• _Excerpted records_:
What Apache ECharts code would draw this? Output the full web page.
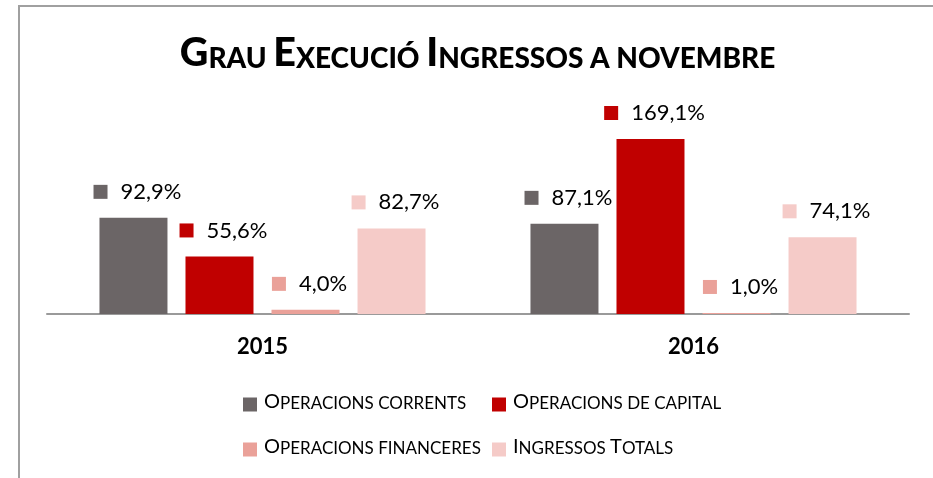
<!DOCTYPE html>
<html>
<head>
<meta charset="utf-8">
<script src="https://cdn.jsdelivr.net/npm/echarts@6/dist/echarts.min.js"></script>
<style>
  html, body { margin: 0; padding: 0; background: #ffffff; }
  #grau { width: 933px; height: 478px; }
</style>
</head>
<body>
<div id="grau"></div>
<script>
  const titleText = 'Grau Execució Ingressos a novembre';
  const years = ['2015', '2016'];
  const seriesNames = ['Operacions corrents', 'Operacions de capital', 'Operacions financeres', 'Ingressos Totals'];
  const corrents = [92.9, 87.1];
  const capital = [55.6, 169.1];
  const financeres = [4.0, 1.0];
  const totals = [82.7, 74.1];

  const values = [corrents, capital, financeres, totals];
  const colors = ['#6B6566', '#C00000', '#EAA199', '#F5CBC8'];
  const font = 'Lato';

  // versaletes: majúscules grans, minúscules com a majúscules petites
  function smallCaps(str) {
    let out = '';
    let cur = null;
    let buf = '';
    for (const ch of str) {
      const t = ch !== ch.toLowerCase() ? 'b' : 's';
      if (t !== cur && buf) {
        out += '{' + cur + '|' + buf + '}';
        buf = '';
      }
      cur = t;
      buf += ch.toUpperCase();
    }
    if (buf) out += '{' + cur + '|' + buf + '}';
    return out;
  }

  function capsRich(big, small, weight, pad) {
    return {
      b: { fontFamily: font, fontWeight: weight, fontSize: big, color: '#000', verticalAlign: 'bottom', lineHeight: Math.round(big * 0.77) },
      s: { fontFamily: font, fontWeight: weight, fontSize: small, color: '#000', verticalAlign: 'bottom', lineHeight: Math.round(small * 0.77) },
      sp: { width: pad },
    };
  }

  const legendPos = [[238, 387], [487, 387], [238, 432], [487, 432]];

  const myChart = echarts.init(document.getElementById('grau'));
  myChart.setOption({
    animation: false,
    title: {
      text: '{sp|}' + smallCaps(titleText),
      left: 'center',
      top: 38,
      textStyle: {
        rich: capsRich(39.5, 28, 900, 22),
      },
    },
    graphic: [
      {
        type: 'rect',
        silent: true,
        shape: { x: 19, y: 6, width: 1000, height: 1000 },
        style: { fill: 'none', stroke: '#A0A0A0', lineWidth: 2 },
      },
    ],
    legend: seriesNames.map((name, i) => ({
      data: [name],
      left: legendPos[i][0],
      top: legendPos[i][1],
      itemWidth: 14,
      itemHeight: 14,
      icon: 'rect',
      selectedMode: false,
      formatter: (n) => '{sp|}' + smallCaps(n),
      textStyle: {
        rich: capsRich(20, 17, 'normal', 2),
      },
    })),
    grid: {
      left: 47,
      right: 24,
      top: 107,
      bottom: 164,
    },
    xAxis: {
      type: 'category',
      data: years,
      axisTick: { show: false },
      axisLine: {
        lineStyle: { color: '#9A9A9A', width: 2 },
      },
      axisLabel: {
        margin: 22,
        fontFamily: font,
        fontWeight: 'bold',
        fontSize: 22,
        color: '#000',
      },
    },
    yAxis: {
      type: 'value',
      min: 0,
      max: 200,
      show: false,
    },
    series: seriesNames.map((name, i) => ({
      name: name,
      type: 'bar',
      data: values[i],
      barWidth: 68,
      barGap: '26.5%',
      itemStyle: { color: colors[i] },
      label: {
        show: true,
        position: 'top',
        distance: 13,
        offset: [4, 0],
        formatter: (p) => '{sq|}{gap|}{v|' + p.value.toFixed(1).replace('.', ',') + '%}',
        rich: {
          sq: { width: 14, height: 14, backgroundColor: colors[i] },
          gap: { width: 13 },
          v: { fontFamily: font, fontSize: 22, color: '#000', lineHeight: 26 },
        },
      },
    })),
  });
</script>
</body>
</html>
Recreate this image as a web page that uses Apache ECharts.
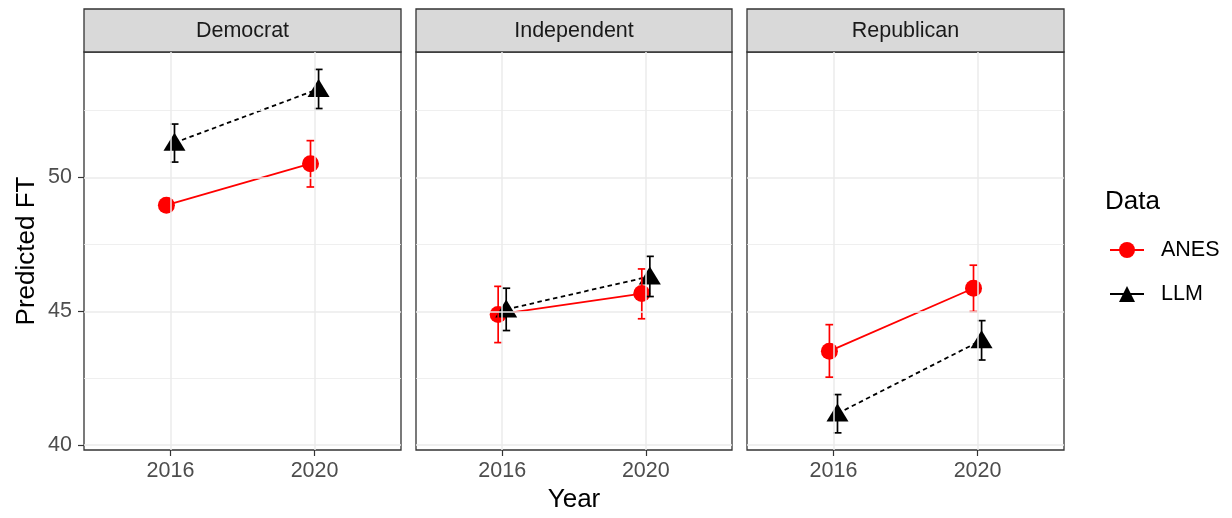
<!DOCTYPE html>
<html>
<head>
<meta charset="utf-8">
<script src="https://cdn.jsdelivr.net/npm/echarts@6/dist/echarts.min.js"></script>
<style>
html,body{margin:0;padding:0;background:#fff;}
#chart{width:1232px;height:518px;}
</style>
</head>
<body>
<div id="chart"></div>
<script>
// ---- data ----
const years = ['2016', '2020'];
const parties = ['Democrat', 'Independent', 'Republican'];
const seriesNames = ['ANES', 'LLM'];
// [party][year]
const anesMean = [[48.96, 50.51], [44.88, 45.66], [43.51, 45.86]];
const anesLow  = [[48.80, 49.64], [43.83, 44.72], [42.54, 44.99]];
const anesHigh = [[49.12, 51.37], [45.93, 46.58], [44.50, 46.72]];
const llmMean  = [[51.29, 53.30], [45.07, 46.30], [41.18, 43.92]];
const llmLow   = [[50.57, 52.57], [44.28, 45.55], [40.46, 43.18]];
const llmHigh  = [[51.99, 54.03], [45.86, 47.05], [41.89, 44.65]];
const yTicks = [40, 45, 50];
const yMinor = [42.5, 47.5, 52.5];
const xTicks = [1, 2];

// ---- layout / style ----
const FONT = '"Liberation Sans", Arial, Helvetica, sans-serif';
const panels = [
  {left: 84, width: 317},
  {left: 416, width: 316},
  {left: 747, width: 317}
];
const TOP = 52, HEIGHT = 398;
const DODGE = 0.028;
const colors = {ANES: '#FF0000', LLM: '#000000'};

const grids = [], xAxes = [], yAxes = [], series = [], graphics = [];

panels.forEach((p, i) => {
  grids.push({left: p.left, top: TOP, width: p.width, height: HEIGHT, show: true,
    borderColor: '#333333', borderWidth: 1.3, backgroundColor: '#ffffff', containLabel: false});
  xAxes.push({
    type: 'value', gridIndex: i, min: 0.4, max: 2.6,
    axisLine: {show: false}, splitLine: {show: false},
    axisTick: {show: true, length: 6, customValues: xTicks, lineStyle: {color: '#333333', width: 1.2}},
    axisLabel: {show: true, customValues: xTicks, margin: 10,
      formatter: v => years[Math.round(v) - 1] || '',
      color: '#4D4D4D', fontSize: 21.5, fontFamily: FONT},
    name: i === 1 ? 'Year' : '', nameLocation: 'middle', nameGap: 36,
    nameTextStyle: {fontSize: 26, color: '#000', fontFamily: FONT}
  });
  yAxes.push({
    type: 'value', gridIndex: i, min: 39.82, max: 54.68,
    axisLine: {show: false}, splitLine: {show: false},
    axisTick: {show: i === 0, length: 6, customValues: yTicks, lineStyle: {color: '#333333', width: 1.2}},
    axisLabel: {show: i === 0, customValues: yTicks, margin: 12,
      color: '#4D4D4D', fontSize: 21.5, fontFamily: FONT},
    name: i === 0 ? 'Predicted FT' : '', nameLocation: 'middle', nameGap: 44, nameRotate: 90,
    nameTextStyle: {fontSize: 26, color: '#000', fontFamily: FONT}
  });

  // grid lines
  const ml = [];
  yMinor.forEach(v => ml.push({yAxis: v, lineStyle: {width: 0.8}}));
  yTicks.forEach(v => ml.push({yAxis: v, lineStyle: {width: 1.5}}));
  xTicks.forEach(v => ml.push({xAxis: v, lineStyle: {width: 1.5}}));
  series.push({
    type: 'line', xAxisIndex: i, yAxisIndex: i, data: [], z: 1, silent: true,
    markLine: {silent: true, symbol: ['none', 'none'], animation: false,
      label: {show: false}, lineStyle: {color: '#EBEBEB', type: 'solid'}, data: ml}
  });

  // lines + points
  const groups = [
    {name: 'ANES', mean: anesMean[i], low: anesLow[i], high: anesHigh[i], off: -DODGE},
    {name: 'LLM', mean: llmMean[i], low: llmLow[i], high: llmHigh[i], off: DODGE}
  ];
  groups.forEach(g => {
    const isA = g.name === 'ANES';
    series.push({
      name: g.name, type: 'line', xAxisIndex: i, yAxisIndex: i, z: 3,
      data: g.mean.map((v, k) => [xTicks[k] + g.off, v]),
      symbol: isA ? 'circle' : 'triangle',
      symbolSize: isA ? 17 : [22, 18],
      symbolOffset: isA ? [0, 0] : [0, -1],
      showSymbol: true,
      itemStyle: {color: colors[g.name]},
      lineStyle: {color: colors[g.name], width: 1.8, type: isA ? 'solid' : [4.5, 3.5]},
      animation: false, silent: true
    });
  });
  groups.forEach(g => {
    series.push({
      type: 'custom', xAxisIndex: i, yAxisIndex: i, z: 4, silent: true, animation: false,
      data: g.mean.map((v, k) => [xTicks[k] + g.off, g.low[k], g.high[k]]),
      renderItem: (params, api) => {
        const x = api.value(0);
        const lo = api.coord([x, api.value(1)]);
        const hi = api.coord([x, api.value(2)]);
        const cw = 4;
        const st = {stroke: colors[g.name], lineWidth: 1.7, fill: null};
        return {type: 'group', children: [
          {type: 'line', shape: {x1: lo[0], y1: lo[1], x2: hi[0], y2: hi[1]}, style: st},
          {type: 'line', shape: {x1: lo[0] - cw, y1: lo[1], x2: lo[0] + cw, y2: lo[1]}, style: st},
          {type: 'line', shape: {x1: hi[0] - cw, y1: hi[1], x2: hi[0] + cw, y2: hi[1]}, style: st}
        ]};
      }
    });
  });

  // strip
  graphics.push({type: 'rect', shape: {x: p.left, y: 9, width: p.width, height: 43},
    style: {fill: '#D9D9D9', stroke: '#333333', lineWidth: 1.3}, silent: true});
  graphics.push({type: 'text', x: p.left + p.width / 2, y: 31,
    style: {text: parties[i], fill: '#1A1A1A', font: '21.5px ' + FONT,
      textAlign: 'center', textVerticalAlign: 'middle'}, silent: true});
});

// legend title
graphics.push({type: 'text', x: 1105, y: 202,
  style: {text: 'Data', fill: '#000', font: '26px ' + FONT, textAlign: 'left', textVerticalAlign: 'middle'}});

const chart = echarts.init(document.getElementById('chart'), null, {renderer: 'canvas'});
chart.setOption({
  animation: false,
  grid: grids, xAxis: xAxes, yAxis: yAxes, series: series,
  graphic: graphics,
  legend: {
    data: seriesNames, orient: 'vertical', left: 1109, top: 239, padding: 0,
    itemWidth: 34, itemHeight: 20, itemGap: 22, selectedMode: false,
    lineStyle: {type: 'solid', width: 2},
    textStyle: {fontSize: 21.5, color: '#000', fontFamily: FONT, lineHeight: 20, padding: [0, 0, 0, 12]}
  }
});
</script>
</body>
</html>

• _The task_: Write out the lines running from the one that contains "Recreate this image" through the one that contains "const xTicks = [1, 2];", ends included, and nothing else. Pictures stay out of the copy.

• _Answer for the task_:
Recreate this image as a web page that uses Apache ECharts.
<!DOCTYPE html>
<html>
<head>
<meta charset="utf-8">
<script src="https://cdn.jsdelivr.net/npm/echarts@6/dist/echarts.min.js"></script>
<style>
html,body{margin:0;padding:0;background:#fff;}
#chart{width:1232px;height:518px;}
</style>
</head>
<body>
<div id="chart"></div>
<script>
// ---- data ----
const years = ['2016', '2020'];
const parties = ['Democrat', 'Independent', 'Republican'];
const seriesNames = ['ANES', 'LLM'];
// [party][year]
const anesMean = [[48.96, 50.51], [44.88, 45.66], [43.51, 45.86]];
const anesLow  = [[48.80, 49.64], [43.83, 44.72], [42.54, 44.99]];
const anesHigh = [[49.12, 51.37], [45.93, 46.58], [44.50, 46.72]];
const llmMean  = [[51.29, 53.30], [45.07, 46.30], [41.18, 43.92]];
const llmLow   = [[50.57, 52.57], [44.28, 45.55], [40.46, 43.18]];
const llmHigh  = [[51.99, 54.03], [45.86, 47.05], [41.89, 44.65]];
const yTicks = [40, 45, 50];
const yMinor = [42.5, 47.5, 52.5];
const xTicks = [1, 2];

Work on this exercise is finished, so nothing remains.